By Ariele Vaccaro
To show solidarity with the students of the University of Missouri (UM), those at the University of Wisconsin-Milwaukee (UWM) rallied in the campus’ student Union on Thursday afternoon.
The rally comes on the heels of the resignation of University of Missouri System President Tim Wolfe and the arrest of a 19-yearold man who threatened to kill Black students at UM via social media.
The university has been the scene of racial injustices that students and faculty feel have been ignored by administration.
The rally was lead by the Black Student Union in collaboration with Youth Empowered in the Struggle and other student groups.
According to Black Student Union President Lavelle Young, it’s one of the largest rallies he’s seen the group put on.
“I think we really got the word out to the students and the administration that we’re no longer asking, you know, we really are demanding now,” said Young.

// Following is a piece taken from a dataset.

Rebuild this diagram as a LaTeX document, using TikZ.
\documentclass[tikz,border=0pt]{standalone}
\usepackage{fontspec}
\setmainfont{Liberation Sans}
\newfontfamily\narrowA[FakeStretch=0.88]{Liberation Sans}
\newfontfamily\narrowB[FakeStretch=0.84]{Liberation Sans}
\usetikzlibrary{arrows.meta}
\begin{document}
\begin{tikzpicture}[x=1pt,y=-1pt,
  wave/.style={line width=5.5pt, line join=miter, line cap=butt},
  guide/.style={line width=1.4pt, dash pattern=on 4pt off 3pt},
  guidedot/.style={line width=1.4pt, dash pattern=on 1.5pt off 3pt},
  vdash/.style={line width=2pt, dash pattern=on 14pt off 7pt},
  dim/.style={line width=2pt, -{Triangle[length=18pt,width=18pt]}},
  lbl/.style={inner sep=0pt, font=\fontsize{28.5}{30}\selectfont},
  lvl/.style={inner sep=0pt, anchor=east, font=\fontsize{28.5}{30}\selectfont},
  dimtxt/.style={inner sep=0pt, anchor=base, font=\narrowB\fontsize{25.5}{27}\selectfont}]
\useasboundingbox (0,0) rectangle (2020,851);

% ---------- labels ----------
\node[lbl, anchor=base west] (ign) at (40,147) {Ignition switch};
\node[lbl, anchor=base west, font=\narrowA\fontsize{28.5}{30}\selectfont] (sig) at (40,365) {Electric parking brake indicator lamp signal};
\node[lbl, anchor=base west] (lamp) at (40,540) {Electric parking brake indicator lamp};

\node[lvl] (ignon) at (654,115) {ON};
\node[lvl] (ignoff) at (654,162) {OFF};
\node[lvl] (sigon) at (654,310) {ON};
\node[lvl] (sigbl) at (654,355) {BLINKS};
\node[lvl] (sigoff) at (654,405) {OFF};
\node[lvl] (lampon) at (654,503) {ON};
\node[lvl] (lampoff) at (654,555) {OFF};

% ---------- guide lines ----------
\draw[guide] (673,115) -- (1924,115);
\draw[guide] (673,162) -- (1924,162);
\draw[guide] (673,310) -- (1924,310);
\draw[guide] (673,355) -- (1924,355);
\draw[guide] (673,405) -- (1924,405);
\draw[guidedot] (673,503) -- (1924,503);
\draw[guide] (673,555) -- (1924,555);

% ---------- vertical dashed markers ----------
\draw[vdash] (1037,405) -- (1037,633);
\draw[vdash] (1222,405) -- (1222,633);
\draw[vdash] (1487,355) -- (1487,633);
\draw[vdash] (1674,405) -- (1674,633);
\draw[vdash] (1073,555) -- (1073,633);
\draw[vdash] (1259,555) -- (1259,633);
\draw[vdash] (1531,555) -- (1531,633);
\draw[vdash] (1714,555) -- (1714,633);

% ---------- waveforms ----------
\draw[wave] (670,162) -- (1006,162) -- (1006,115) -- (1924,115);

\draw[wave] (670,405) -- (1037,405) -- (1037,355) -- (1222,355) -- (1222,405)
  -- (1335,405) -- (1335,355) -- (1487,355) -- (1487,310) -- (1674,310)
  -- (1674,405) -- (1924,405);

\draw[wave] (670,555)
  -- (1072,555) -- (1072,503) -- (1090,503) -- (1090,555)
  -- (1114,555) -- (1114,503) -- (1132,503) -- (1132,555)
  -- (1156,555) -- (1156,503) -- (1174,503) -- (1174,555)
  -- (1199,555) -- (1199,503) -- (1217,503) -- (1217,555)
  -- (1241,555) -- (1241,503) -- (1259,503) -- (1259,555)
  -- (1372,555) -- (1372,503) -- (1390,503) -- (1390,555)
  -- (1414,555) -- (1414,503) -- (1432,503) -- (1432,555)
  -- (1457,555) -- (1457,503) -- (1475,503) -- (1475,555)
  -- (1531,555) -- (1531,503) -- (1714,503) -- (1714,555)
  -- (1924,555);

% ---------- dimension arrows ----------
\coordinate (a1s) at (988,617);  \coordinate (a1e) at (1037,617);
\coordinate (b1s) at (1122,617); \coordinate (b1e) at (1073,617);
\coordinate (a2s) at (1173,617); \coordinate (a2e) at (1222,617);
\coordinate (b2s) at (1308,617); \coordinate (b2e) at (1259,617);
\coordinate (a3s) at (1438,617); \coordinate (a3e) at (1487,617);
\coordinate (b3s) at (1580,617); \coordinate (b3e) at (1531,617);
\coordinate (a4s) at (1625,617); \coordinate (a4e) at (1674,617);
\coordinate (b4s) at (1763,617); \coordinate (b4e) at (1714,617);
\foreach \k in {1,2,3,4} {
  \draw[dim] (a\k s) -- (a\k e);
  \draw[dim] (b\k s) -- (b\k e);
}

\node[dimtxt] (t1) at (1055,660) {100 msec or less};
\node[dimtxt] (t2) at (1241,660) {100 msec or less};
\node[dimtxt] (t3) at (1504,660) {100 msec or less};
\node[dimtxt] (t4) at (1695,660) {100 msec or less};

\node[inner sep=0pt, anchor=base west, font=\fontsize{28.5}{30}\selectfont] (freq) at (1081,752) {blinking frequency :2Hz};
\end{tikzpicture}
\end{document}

“We’re tired. We’re exhausted and we want change, and we’re not going to settle for anything less.”
It began with a march through the Union. Students held signs while shouting, “No justice, no peace!” and, “Black lives matter!”
The group stopped at the first floor, where they remembered Dontre Hamilton and held a minute of silence for he, Michael Brown, and others killed by white police officers.

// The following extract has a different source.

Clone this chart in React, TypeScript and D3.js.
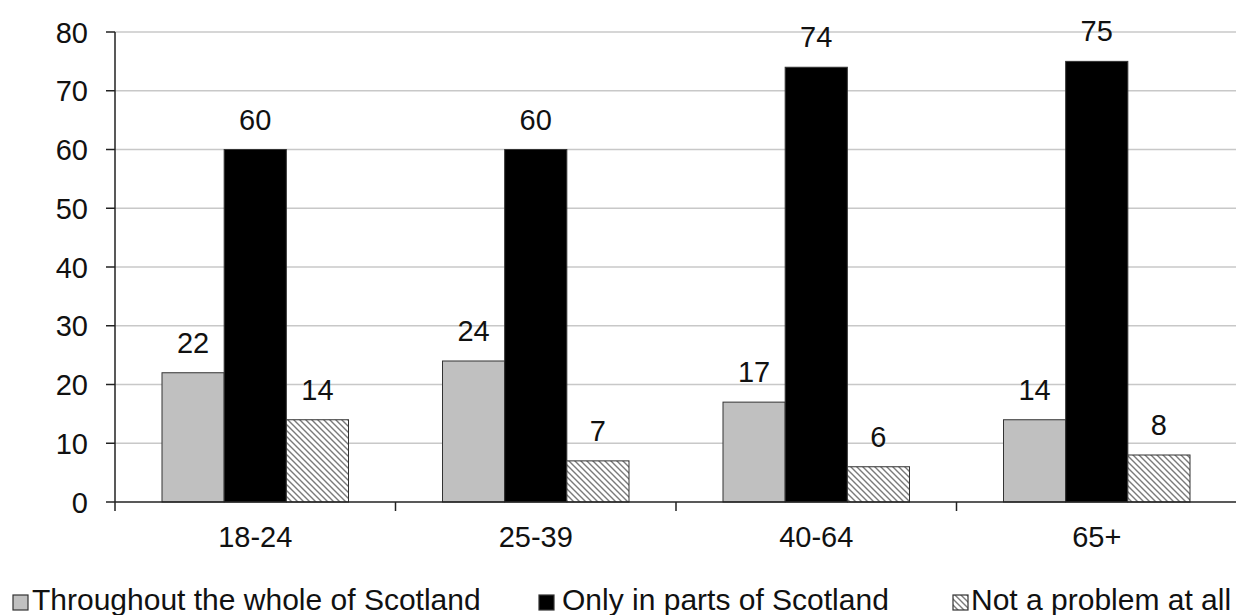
import React from "react";
import * as d3 from "d3";

// Age groups on the x axis
const categories = ["18-24", "25-39", "40-64", "65+"];
// Series names (legend order)
const seriesNames = [
  "Throughout the whole of Scotland",
  "Only in parts of Scotland",
  "Not a problem at all",
];
// Percentages per age group for each series
const throughoutScotland = [22, 24, 17, 14];
const onlyInParts = [60, 60, 74, 75];
const notAProblem = [14, 7, 6, 8];
const yTicks = [0, 10, 20, 30, 40, 50, 60, 70, 80];

const W = 1236;
const H = 615;
const FONT = "'Liberation Sans', Arial, Helvetica, sans-serif";

export default function App() {
  const seriesValues = [throughoutScotland, onlyInParts, notAProblem];
  const fills = ["#c0c0c0", "#000000", "url(#hatch)"];

  const y = d3.scaleLinear().domain([0, 80]).range([502, 32]);
  const x0 = d3.scaleBand<string>().domain(categories).range([115, 115 + 4 * 280.5]).padding(0);
  const x1 = d3
    .scaleBand<string>()
    .domain(seriesNames)
    .range([47, x0.bandwidth() - 47])
    .padding(0);

  const plotLeft = 115;
  const baseY = y(0);
  const boundaries = categories.map((c) => x0(c) as number);

  const legendItems = [
    { marker: 13, text: 32 },
    { marker: 539, text: 562 },
    { marker: 953, text: 971 },
  ];

  return (
    <svg
      width={W}
      height={H}
      style={{ position: "absolute", left: 0, top: 0, background: "#fff" }}
      fontFamily={FONT}
    >
      <defs>
        <pattern id="hatch" patternUnits="userSpaceOnUse" width={6} height={6}>
          <rect width={6} height={6} fill="#fff" />
          <path d="M0,0 L6,6 M-1,5 L1,7 M5,-1 L7,1" stroke="#7a7a7a" strokeWidth={1.4} />
        </pattern>
      </defs>
      <rect width={W} height={H} fill="#fff" />

      {/* gridlines */}
      {yTicks
        .filter((t) => t > 0)
        .map((t) => (
          <line key={t} x1={plotLeft} x2={W} y1={y(t)} y2={y(t)} stroke="#c8c8c8" strokeWidth={1.5} />
        ))}

      {/* bars */}
      {categories.map((c, i) =>
        seriesNames.map((s, j) => {
          const v = seriesValues[j][i];
          const bx = (x0(c) as number) + (x1(s) as number);
          const by = y(v);
          return (
            <g key={c + s}>
              <rect
                x={bx}
                y={by}
                width={x1.bandwidth()}
                height={baseY - by}
                fill={fills[j]}
                stroke="#333"
                strokeWidth={1}
              />
              <text
                x={bx + x1.bandwidth() / 2}
                y={by - 20}
                textAnchor="middle"
                fontSize={29}
                fill="#111"
              >
                {v}
              </text>
            </g>
          );
        })
      )}

      {/* y axis */}
      <line x1={plotLeft} x2={plotLeft} y1={y(80)} y2={baseY + 9} stroke="#222" strokeWidth={1.5} />
      {yTicks.map((t) => (
        <g key={t}>
          <line x1={plotLeft - 9} x2={plotLeft} y1={y(t)} y2={y(t)} stroke="#222" strokeWidth={1.5} />
          <text x={88} y={y(t) + 10.5} textAnchor="end" fontSize={29} fill="#111">
            {t}
          </text>
        </g>
      ))}

      {/* x axis */}
      <line x1={plotLeft} x2={W} y1={baseY} y2={baseY} stroke="#222" strokeWidth={1.5} />
      {boundaries.slice(1).map((bx) => (
        <line key={bx} x1={bx} x2={bx} y1={baseY} y2={baseY + 9} stroke="#222" strokeWidth={1.5} />
      ))}
      {categories.map((c) => (
        <text
          key={c}
          x={(x0(c) as number) + x0.bandwidth() / 2}
          y={547}
          textAnchor="middle"
          fontSize={29}
          fill="#111"
        >
          {c}
        </text>
      ))}

      {/* legend */}
      {seriesNames.map((s, j) => (
        <g key={s}>
          <rect
            x={legendItems[j].marker}
            y={595}
            width={15}
            height={15}
            fill={fills[j]}
            stroke="#333"
            strokeWidth={1.2}
          />
          <text x={legendItems[j].text} y={610} fontSize={30} fill="#111">
            {s}
          </text>
        </g>
      ))}
    </svg>
  );
}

They symbolically lay on the floor to honor victims of police brutality and racist violence.
Students then rose and picked up their signs.
Young asked the protesters, “Why are you tired?”
Students responded by noting an array of issues facing the Black community, particularly in Milwaukee.
They cited racial segregation and stereotyping on campus and in other public spheres.
They cited high Black male incarceration, a demographic in which Wisconsin leads the nation.
They cited those who have criticized the Black Lives Matter movement by calling it reverse racism or touting “All Lives Matter”.
“It’s obvious that all lives matter!” shouted one student during the rally.
Vice President of Student Affairs with the UWM Student Association mentioned recent cuts to public post-secondary education, saying that he is sick of state and federal governments “cutting off pathways for people of color to get educated.”
According to Young, efforts to enact change for African-Americans at UWM by the Black Student Union are anything but over.
“We don’t want people to just leave from this at the end of the day,” Young said. “We actually want students to get involved.”